(Task): Extract word for word the lines of the listing from its start to the line holding "const yTickValues = [0, 1];", both ends kept; pictures are not part of the copy.

-- START Data lines --

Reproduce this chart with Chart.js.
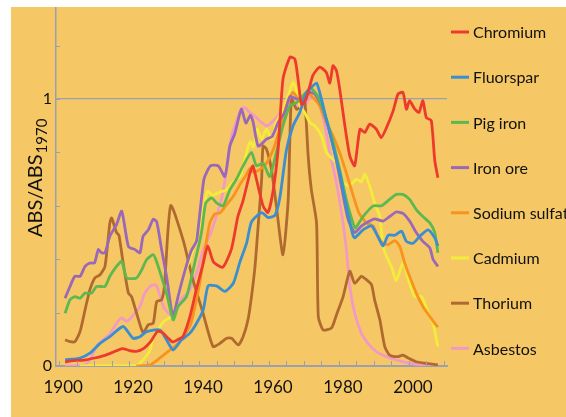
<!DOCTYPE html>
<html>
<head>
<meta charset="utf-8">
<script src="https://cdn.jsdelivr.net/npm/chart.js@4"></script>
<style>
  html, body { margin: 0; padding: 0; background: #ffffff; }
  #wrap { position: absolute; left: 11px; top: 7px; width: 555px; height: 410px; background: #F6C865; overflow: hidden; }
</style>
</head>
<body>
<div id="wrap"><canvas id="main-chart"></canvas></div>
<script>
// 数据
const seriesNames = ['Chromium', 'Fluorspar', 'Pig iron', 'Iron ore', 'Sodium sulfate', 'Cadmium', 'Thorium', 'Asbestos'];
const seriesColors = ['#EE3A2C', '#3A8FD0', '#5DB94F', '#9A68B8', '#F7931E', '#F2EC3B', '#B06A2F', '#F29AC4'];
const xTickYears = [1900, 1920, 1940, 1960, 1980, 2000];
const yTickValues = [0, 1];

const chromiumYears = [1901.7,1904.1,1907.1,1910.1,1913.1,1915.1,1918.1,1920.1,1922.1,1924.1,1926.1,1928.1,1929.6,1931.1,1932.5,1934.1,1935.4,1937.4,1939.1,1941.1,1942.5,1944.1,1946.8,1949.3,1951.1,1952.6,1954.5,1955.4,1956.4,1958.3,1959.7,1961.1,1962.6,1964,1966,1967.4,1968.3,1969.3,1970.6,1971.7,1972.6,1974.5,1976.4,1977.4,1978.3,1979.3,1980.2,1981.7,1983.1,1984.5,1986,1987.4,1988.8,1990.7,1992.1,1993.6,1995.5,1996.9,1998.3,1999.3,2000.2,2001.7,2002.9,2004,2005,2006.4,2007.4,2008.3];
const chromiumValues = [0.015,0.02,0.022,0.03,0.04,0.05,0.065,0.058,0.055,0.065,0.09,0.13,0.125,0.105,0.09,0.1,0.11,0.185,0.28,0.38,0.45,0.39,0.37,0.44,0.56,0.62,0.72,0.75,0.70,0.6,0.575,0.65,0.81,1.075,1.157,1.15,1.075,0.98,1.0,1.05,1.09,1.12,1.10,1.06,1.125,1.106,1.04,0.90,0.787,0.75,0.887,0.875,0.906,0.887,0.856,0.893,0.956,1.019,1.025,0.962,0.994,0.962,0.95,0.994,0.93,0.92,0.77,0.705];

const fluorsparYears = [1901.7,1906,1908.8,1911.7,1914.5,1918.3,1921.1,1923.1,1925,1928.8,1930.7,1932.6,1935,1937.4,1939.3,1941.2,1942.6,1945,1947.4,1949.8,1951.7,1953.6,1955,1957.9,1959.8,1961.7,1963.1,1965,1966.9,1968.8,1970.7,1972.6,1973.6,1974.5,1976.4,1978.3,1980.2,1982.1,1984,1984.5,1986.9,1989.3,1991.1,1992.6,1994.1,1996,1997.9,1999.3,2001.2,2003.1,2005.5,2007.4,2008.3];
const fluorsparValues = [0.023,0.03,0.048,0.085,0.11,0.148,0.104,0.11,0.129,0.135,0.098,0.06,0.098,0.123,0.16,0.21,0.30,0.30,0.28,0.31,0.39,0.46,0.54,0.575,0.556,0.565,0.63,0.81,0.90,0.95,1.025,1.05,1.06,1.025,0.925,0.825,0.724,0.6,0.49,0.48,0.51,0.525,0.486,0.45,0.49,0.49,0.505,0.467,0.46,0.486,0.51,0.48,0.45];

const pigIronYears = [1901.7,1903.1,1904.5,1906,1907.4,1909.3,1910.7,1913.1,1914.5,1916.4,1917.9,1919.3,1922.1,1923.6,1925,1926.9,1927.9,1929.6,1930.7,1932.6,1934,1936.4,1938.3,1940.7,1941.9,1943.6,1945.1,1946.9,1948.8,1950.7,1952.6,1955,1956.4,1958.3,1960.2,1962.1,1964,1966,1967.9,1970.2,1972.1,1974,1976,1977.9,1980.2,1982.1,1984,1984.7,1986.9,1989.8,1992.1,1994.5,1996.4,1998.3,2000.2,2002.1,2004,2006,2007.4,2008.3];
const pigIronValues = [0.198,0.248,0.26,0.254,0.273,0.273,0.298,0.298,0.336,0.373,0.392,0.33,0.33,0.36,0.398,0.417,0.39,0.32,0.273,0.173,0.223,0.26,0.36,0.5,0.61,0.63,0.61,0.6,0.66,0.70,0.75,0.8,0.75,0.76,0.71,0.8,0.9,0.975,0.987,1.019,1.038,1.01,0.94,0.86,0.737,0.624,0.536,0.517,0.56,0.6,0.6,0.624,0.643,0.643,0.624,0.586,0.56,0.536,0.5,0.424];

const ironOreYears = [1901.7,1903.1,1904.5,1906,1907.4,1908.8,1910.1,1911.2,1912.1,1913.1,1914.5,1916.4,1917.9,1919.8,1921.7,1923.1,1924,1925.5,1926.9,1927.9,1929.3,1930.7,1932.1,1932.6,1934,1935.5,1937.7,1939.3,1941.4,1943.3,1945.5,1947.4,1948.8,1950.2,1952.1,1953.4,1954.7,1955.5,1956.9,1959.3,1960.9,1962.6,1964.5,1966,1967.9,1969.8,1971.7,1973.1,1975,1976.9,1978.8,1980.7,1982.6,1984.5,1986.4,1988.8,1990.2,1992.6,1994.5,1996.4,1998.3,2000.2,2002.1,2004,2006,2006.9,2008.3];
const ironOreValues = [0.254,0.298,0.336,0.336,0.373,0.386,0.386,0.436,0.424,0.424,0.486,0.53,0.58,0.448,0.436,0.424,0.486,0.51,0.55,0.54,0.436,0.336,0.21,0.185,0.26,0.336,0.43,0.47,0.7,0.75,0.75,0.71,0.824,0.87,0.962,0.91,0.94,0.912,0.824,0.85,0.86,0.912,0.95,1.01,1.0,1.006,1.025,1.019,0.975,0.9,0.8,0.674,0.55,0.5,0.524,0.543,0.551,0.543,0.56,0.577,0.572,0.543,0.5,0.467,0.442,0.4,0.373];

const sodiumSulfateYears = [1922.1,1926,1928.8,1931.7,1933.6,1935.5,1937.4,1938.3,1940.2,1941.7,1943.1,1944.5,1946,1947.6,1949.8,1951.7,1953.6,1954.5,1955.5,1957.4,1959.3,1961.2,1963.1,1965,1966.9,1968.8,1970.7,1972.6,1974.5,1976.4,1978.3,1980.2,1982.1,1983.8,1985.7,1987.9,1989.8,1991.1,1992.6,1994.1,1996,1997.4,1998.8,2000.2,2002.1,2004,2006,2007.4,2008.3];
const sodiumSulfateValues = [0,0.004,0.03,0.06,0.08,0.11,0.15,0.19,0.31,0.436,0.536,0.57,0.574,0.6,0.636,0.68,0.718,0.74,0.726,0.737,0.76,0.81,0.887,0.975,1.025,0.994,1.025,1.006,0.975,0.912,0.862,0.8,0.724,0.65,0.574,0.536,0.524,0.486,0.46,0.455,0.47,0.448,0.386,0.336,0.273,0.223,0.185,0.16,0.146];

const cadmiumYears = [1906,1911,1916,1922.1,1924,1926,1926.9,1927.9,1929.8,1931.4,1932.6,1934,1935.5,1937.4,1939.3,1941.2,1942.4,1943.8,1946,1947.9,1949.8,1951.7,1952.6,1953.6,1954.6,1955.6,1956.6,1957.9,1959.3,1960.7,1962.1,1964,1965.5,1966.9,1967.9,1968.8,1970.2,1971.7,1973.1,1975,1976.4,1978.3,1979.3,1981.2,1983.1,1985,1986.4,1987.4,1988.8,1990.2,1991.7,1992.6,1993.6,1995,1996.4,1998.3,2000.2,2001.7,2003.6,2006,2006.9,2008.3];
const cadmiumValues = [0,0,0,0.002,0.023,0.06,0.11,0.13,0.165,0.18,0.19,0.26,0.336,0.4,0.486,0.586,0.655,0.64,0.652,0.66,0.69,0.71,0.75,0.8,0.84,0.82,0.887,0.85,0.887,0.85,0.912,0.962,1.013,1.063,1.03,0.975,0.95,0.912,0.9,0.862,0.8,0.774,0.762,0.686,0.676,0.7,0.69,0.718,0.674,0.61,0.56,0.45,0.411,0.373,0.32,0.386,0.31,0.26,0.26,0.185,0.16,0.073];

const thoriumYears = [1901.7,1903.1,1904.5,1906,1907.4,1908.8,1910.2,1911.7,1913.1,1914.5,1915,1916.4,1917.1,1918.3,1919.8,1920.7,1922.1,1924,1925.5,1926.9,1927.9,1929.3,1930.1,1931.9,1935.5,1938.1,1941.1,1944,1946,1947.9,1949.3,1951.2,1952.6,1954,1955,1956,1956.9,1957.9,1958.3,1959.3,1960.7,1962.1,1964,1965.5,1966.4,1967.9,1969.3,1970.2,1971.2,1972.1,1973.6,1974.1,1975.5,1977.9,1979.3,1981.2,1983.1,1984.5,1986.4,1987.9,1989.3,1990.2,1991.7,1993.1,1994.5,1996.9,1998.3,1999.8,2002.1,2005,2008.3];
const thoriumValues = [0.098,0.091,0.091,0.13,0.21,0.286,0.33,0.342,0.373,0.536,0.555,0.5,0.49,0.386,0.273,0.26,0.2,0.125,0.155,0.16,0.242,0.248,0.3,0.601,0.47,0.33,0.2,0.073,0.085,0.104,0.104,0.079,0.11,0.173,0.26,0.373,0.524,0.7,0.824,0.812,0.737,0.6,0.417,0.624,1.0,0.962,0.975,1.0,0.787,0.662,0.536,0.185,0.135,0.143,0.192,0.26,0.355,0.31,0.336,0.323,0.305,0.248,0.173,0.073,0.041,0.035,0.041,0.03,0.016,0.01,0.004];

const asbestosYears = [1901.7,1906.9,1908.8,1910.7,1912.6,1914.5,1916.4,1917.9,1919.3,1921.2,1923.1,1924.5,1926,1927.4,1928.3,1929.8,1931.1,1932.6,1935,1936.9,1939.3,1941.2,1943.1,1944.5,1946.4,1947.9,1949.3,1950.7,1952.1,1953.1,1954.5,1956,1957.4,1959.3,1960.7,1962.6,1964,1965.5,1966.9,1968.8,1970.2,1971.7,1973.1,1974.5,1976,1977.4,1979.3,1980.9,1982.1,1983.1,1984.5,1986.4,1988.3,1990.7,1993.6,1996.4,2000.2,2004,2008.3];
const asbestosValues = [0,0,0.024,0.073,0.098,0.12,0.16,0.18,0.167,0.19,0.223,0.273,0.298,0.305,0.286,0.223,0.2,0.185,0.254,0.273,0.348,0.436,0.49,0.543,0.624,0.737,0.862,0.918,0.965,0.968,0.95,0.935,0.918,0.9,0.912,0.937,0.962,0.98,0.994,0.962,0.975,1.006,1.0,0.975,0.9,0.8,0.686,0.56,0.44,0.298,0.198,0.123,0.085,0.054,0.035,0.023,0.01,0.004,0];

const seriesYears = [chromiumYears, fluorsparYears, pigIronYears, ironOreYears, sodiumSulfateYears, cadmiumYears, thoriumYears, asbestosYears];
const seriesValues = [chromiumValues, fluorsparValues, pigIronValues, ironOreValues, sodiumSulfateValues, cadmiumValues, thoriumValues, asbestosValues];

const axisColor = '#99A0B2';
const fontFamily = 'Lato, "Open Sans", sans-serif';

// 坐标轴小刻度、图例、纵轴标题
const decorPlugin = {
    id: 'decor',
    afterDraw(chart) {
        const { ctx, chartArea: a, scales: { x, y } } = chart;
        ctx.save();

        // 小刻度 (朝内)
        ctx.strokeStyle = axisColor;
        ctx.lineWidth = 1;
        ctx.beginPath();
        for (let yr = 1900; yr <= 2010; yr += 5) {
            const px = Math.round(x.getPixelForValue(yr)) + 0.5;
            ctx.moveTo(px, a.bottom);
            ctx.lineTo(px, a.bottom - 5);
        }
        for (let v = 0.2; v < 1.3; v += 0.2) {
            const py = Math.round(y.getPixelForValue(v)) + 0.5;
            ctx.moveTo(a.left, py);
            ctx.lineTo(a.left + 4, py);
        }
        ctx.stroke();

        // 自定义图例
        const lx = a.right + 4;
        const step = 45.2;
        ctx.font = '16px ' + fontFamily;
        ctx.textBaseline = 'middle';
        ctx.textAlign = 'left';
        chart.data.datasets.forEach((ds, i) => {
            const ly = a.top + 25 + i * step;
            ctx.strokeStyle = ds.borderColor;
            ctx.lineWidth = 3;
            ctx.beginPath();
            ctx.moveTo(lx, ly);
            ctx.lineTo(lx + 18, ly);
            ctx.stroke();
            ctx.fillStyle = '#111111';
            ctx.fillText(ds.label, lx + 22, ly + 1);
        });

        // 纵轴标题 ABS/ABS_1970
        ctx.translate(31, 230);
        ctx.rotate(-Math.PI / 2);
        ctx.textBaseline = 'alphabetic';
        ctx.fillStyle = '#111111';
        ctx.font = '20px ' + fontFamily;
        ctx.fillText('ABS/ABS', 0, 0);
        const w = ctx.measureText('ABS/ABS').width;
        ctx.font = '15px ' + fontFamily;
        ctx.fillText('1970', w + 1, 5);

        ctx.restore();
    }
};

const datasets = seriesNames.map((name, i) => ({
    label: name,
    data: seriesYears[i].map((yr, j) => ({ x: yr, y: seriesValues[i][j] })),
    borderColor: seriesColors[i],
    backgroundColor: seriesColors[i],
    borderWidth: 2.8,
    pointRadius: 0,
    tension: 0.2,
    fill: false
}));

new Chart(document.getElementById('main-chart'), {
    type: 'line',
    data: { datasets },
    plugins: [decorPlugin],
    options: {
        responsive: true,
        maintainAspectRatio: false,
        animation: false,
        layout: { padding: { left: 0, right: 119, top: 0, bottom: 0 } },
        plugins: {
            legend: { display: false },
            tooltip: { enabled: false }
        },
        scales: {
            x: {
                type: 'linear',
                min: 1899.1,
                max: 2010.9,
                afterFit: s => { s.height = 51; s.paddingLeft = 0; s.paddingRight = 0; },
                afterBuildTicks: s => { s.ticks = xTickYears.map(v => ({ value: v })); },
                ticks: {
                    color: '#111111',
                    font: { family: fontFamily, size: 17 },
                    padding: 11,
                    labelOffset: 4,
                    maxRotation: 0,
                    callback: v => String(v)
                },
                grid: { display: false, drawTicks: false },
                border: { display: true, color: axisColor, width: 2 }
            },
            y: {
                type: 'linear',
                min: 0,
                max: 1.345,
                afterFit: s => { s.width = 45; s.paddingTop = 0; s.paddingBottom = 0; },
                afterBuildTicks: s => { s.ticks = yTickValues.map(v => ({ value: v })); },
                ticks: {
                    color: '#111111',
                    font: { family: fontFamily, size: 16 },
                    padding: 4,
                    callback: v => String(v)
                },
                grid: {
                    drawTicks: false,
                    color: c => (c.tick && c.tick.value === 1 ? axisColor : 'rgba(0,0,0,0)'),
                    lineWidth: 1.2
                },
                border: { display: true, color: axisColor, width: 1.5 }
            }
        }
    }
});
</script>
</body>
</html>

-- END Data lines --

(Response):
Reproduce this chart with Chart.js.
<!DOCTYPE html>
<html>
<head>
<meta charset="utf-8">
<script src="https://cdn.jsdelivr.net/npm/chart.js@4"></script>
<style>
  html, body { margin: 0; padding: 0; background: #ffffff; }
  #wrap { position: absolute; left: 11px; top: 7px; width: 555px; height: 410px; background: #F6C865; overflow: hidden; }
</style>
</head>
<body>
<div id="wrap"><canvas id="main-chart"></canvas></div>
<script>
// 数据
const seriesNames = ['Chromium', 'Fluorspar', 'Pig iron', 'Iron ore', 'Sodium sulfate', 'Cadmium', 'Thorium', 'Asbestos'];
const seriesColors = ['#EE3A2C', '#3A8FD0', '#5DB94F', '#9A68B8', '#F7931E', '#F2EC3B', '#B06A2F', '#F29AC4'];
const xTickYears = [1900, 1920, 1940, 1960, 1980, 2000];
const yTickValues = [0, 1];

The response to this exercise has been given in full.